Mage accommodates both local and cloud-based data processing, providing data engineers with the flexibility to seamlessly work across diverse environments. Its core functionalities revolve around data transformation and integration, forming the backbone of efficient pipelines.
Mage excels in orchestrating the flow of data, ensuring logical sequence execution and managing complex data workflows effectively. The platform's integration with Docker further enhances its usability, simplifying dependency management and deployment.
Videos related to Mage and the DE camp can be found here.
ETL: Extract data from API to GCS
Now that we have cloned the repository, started the Docker container and navigated to http://localhost:6789 in the browser, let's dive into the practicalities. Craft an ETL pipeline loading data from an API to GCS. Partitioned or unpartitioned, it's your call.
To expedite the process, I worked with datasets we had for homework.

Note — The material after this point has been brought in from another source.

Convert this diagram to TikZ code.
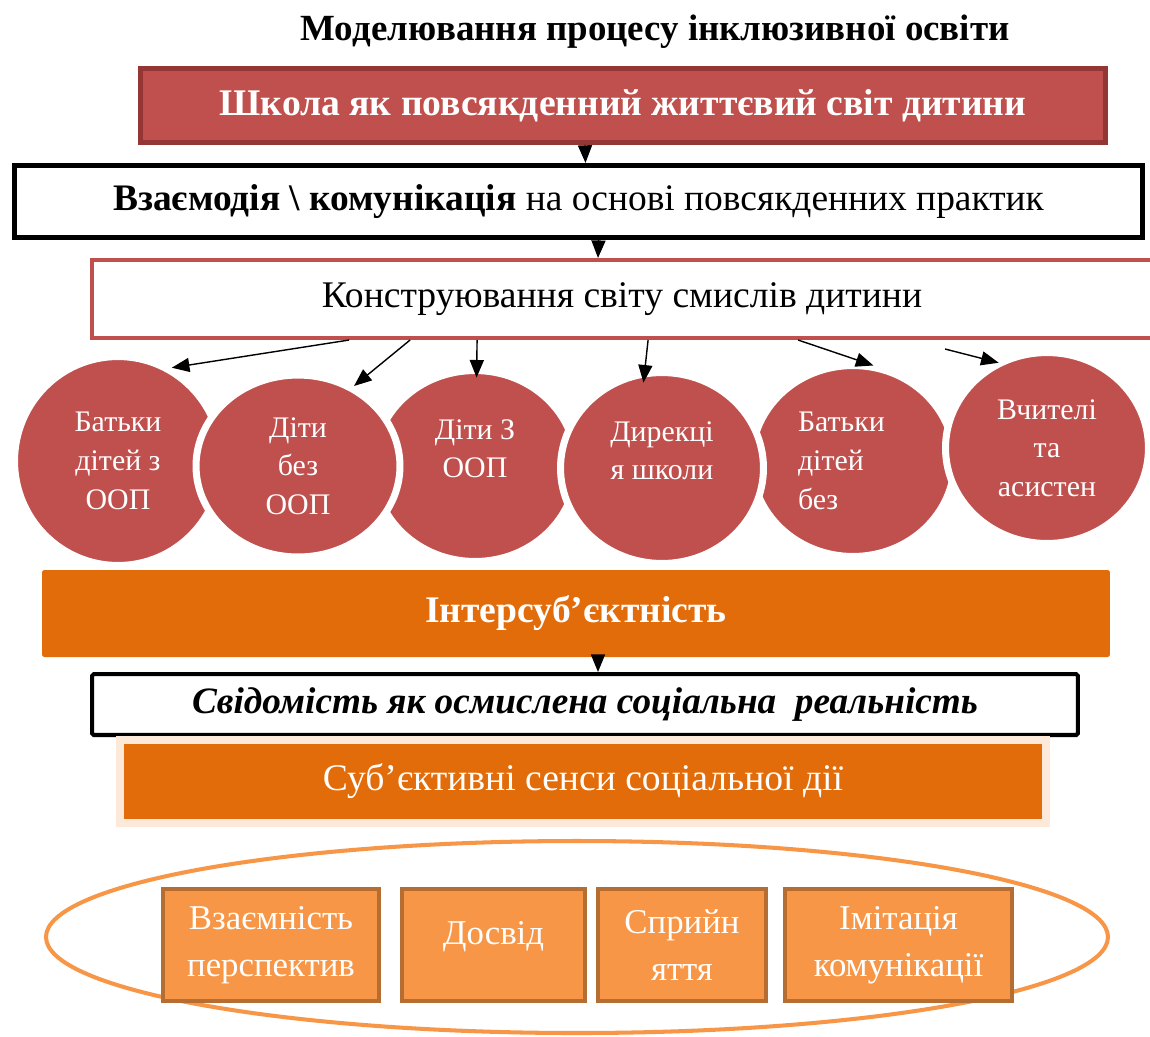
\documentclass[tikz,border=0pt]{standalone}
\usepackage{fontspec}
\setmainfont{Liberation Serif}
\usetikzlibrary{calc,shadows,arrows.meta,shapes.geometric}

\definecolor{redbox}{HTML}{C0504D}
\definecolor{redline}{HTML}{943634}
\definecolor{orbox}{HTML}{E36C0A}
\definecolor{orlight}{HTML}{F79646}
\definecolor{orline}{HTML}{B66D31}
\definecolor{peach}{HTML}{FDE9D9}

\begin{document}
\begin{tikzpicture}[x=0.02cm, y=-0.02cm,
    box/.style={rectangle, inner sep=0pt, align=center},
    circ/.style={ellipse, draw=white, line width=4pt, fill=redbox, text=white,
        minimum width=4.06cm, minimum height=3.82cm, inner sep=0pt, align=center,
        font=\fontsize{17}{22}\selectfont,
        drop shadow={shadow xshift=1pt, shadow yshift=-1.5pt, opacity=0.15}},
    small/.style={box, draw=orline, line width=2.3pt, fill=orlight, text=white,
        minimum height=2.24cm, font=\fontsize{19.8}{27}\selectfont},
    arr/.style={>={Triangle[length=10pt,width=8pt]}, ->, line width=0.8pt}]

    \useasboundingbox (0,0) rectangle (1150,1036);
    \clip (0,0) rectangle (1150,1036);

    % title
    \node[box, font=\fontsize{21}{24}\selectfont\bfseries] (title) at (655,32)
        {Моделювання процесу інклюзивної освіти};

    % top boxes
    \node[box, draw=redline, line width=2.8pt, fill=redbox, text=white,
        minimum width=19.3cm, minimum height=1.48cm,
        font=\fontsize{21.4}{24}\selectfont\bfseries] (skola) at (623,105.5)
        {Школа як повсякденний життєвий світ дитини};
    \node[box, draw=black, line width=3pt, minimum width=22.56cm, minimum height=1.44cm,
        font=\fontsize{21.3}{24}\selectfont] (vzaem) at (578.5,201.5)
        {\textbf{Взаємодія \textbackslash{} комунікація} на основі повсякденних практик};
    \node[box, draw=redbox, line width=2.3pt, minimum width=21.2cm, minimum height=1.56cm,
        font=\fontsize{21.4}{24}\selectfont] (kon) at (622,299)
        {Конструювання світу смислів дитини};

    % circles
    \node[circ, minimum width=4.14cm, minimum height=4.18cm] (c1) at (118,461) {Батьки\\дітей з\\ООП};
    \node[circ, text depth=20pt] (c3) at (475,466) {Діти З\\ООП};
    \node[circ, align=left, text width=2.2cm] (c5) at (853,461) {Батьки\\дітей\\без};
    \node[circ, minimum width=4.08cm, minimum height=3.64cm] (c2) at (298,466) {Діти\\без\\ООП};
    \node[circ, text depth=20pt] (c4) at (662,468) {Дирекці\\я школи};
    \node[circ] (c6) at (1047,448) {Вчителі\\та\\асистен};

    % lower boxes
    \node[box, fill=orbox, rounded corners=1pt, text=white, minimum width=21.36cm,
        minimum height=1.74cm, font=\fontsize{21.4}{24}\selectfont\bfseries] (inter) at (576,613.5)
        {Інтерсуб’єктність};
    \node[box, draw=black, line width=2.3pt, rounded corners=1pt, minimum width=19.72cm,
        minimum height=1.22cm, font=\fontsize{21.2}{24}\selectfont\bfseries\itshape] (svid) at (585,704.5)
        {Свідомість як осмислена соціальна \ реальність};
    \node[box, draw=peach, line width=4.5pt, fill=orbox, text=white, minimum width=18.52cm,
        minimum height=1.66cm, font=\fontsize{21.4}{24}\selectfont,
        drop shadow={shadow xshift=0pt, shadow yshift=-2pt, opacity=0.3}] (subj) at (583,781.5)
        {Суб’єктивні сенси соціальної дії};

    % oval with the four boxes
    \draw[orlight, line width=2.3pt] (577,937) ellipse [x radius=531, y radius=96];
    \node[small, minimum width=4.32cm] (b1) at (271,945) {Взаємність\\перспектив};
    \node[small, minimum width=3.66cm, text depth=14pt] (b2) at (493.5,945) {Досвід};
    \node[small, minimum width=3.36cm] (b3) at (682,945) {Сприйн\\яття};
    \node[small, minimum width=4.54cm] (b4) at (898.5,945) {Імітація\\комунікації};

    % arrows
    \draw[arr] ($(skola.south)+(-38,0)$) -- ($(vzaem.north)+(7,0)$);
    \draw[arr] ($(vzaem.south)+(20,0)$) -- ($(kon.north)+(-24,0)$);
    \draw[arr] ($(inter.south)+(22,0)$) -- ($(svid.north)+(13,0)$);
    \foreach \dx/\dy/\c/\a/\s in {259/0/c1/60/0, 320/0/c2/55/0, 387/0/c3/89/-6,
                                  558/0/c4/100/-7, 708/0/c5/83/-5, 855/9/c6/121/-2}
        \draw[arr, shorten >=\s pt] ($(kon.south west)+(\dx,\dy)$) -- (\c.\a);

\end{tikzpicture}
\end{document}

This is just a snippet of the @data_loader block in the Mage, where we had to read data for the final quarter of 2020 (months 10, 11, 12) from the green taxi dataset.
ETL: Transforming data
Transforming data is a crucial step in the data processing pipeline that enhances the quality, consistency and usability of data. Its importance lies in several key aspects such as normalisation and standardisation, data cleaning, aggregation and summarisation, converting data types, handling missing or outlier values etc. This contributes to the effectiveness and value of data for decision-making and analysis.
ETL: GCS to BigQuery and Parameterised Execution
Witness Mage seamlessly transporting data from GCS (Google Cloud Storage) to BigQuery. It is just the standard data engineering workflow in action. We played with built-in runtime variables and how to use these variables to parameterise our pipelines.
Deployment
It is time for deploying Mage using Terraform and Google Cloud. For this case I was using my Terraform file from week 1 that creates a bucket and Big Query. This allows us to create resources in the cloud automatically without clicking in the cloud. Run the ETL pipeline and now we have created a fully deployed project.
Conclusion
As you navigate this data engineering adventure, don't forget the repository – your engineer's toolbox. Slides, datasets and resources are neatly organised. The journey doesn't end here. Next week is all about Data warehouse and Big Query.
So, Data Engineers keep coding and keep exploring.